Strategic investments
The government is hereby adding a pillar of “promoting strategic investments” to its current incentive scheme based on three pillars, Erdoğan said in Ankara while announcing the program with cabinet members.

Strategic investments involving education, transportation, mining and some tourist destinations will receive incentives at the level granted to the fifth province group, regardless of the province the strategic investment is made in.

“With this new system we primarily hope to increase production and investments in the area of intermediary goods and products, which currently have a high degree of import dependency, so as to cut the current account deficit,” Erdoğan said.

The new scheme went into effect for all investments agreed after Jan. 1 this year. “With the new system we will initiate value added tax exceptions, customs tax exemptions, tax reductions, and reduce the insurance premiums employers pay,” Erdoğan said.

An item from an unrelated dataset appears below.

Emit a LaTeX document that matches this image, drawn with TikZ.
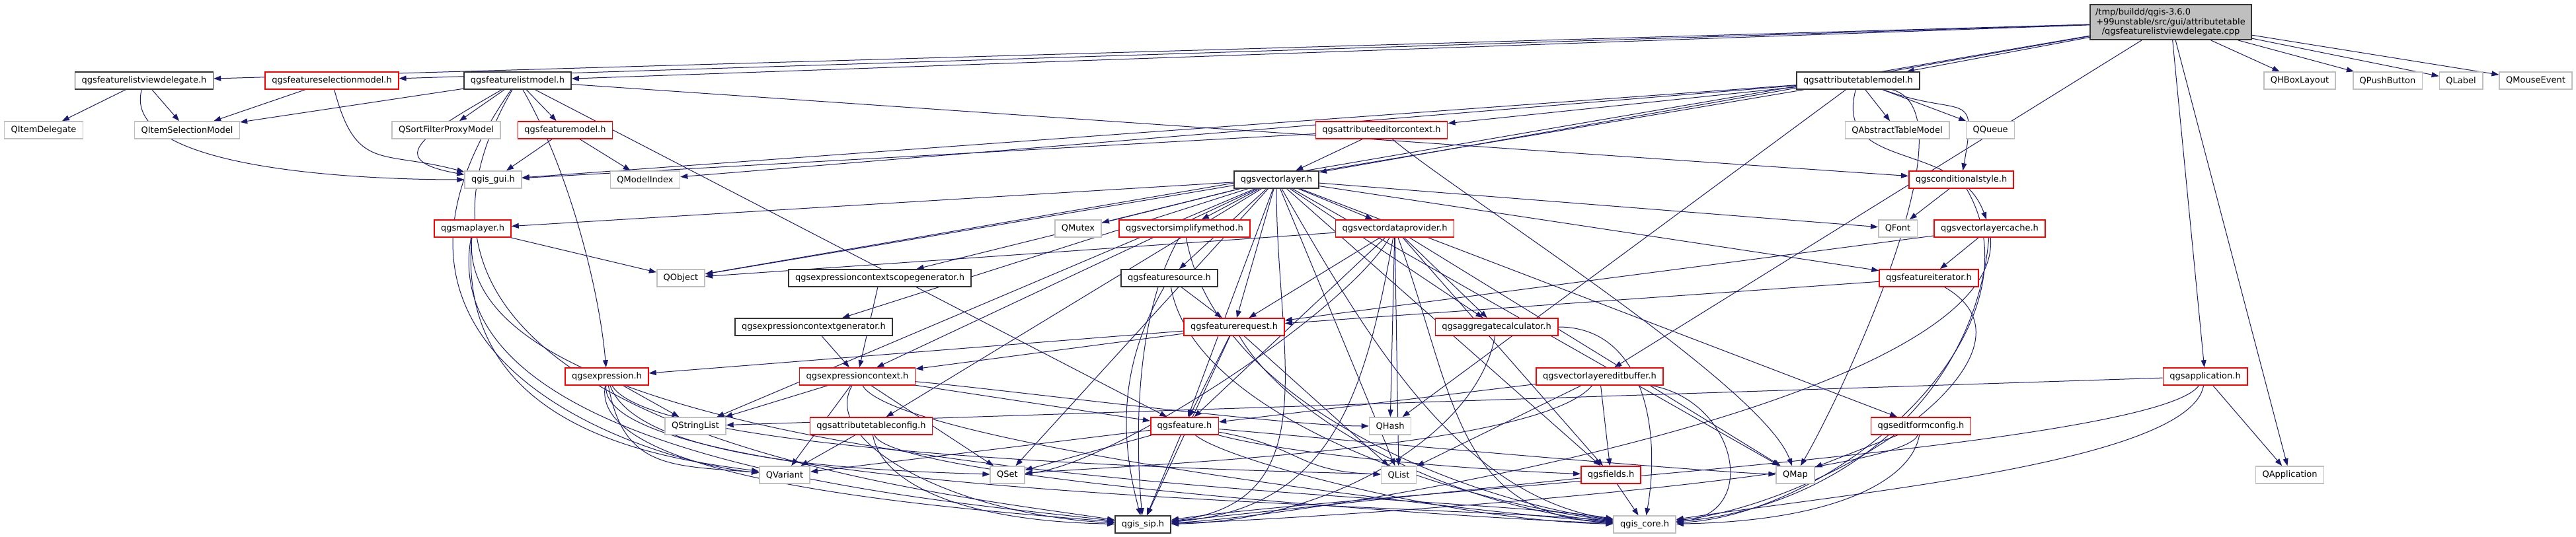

The new measures are also aimed at attracting foreign investors.

One significant incentive reform allows investors to apply tax reduction support to all the revenues obtained during the period of the supported investment. For instance, an investor could deduct a certain percentage of the cost of an investment from revenues obtained in other businesses.

Erdoğan said the program placed special importance on strategic investments in the defense, aviation and aerospace industries, as well as on the biochemical industry, which he said would receive standard incentives at the rates designated for the fifth least-developed region in the country.

The rankings of the provinces are based on data from the Turkish Statistical Institute (TÜİK). Erdoğan said the incentive categories provinces fall into may change according to fresh data from TÜİK. Touching on the ambitiousness of the government’s growth plan, he said, “God willing, we aim to be one of the largest national economies, with $2 trillion of income by the 100th anniversary of the foundation of our republic [in 2023].”